Orchestrating Tamil Hordes

By Rajan Hoole -October 10, 2014
The declared Government policy on encroachment as contained in a cabinet decision, was to regularise all bona fide encroachments made prior to 31st March 1979, if the land did not fall within reservations, and to debar encroachers after 7th April 1980 from be- ing considered for land. Deserving non-citizens on encroachments prior to 31st March 1979, were to be allowed to remain on their encroachments until their citizenship was decided (see Gamini Dissanayake, referred to below).
Following the announcement of JOSSOP’s ‘flushing out’ operation, cabinet minister and Ceylon Workers Congress leader Mr.
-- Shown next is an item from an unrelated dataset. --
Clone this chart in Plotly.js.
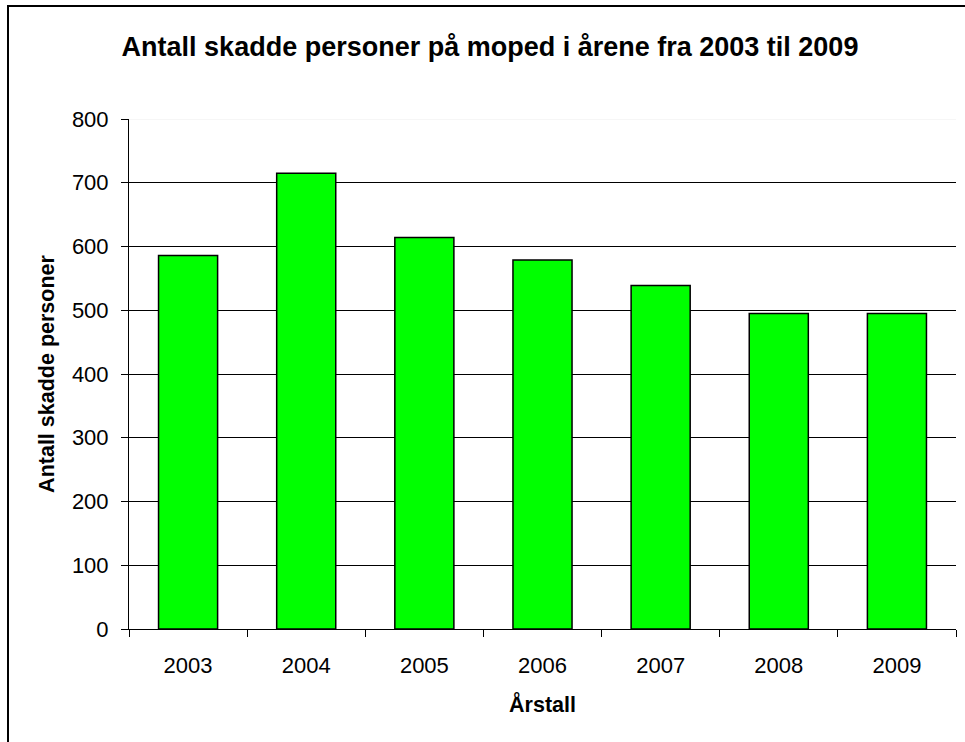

S. Thondaman made a statement to the Press in India which was carried in the Hindu of 13.10.83. He said:
“Instead of implementing the declared policy of regularising the settlements of people of Indian origin in these areas where they were transported and dumped as refugees after the previous holocausts, a concerted attempt was made by officials to drive them out of their holdings under various false pretexts. This was further intensified around the middle of July when Police and security personnel set in motion a wave of terror intimidating settlers and driving them away.”
Thondaman’s argument was that in accordance with the cabinet decision the encroachments of Plantation Tamils who went into the North-East as refugees following the 1977 communal violence, and thereafter for reasons of insecurity prior to 31.3.79, should have been routinely regularised. But instead there had been a concerted attempt to drive them out. Technically, the cabinet decision would not cover Plantation Tamils who came to the North-East following the August 1981 violence which badly affected Tamils in several areas, including Ratnapura.